2008, réorientation. 2010, confirmation. Pour commencer, on va déjà se mettre d'accord sur le terme réorientation: chez Decrepit Birth ça veut dire passer du Brutal Death bourrin au Death Metal ouvertement hyper-technique pas forcément beaucoup moins brutal que ce qui précédait mais néanmoins beaucoup plus aéré et, en fin de compte, original. Ca c'était le passage de ...And Time Begins à Diminishing Between Worlds. Cinq ans d'écart entre les deux sorties mais l'attente valait le coup.

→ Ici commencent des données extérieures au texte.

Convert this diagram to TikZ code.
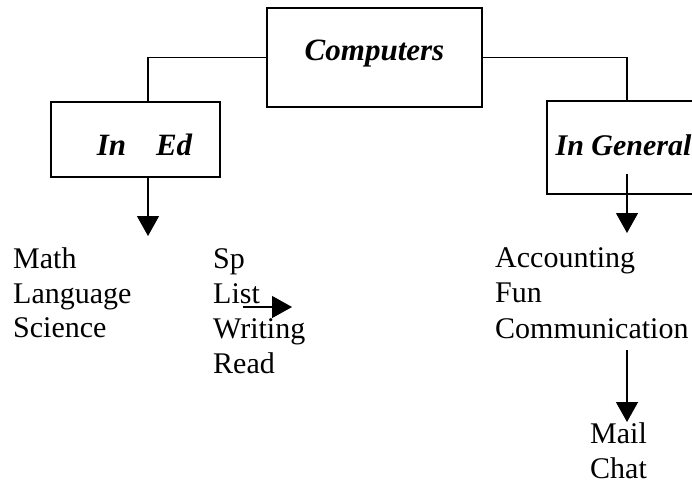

Déjà bien calés sur leur nouveau créneau, les californiens décochaient alors quelques sauvages banderilles des plus délectables. Pile ce qu'il fallait pour attendre la suite avec un sentiment que l'on situait alors entre crainte et excitation.
Pour le plus grand bonheur des uns - qui fait forcément le malheur des autres - Polarity se place dès ses premiers instants dans la droite lignée de son prédécesseur. Decrepit Birth c'est toujours moderne dans l'optique comme dans le son, ultra technique, brutal et bordélique. Si l'on oublie pas que l'inspiration leur est venue somme toute assez récemment et que l'on pourrait caler ce genre de descriptions à des charrettes entières de groupes que l'on aura déjà oublié dans deux ans, ce troisième album a tout d'une mauvaise blague de l'extrême en puissance. Un coup à vous donner envie d'aller se réfugier dans de bonnes vieilles valeurs sures dégoulinantes écartelées entre doom dégueulasse d'outre-tombe et punkeries brutales primaires.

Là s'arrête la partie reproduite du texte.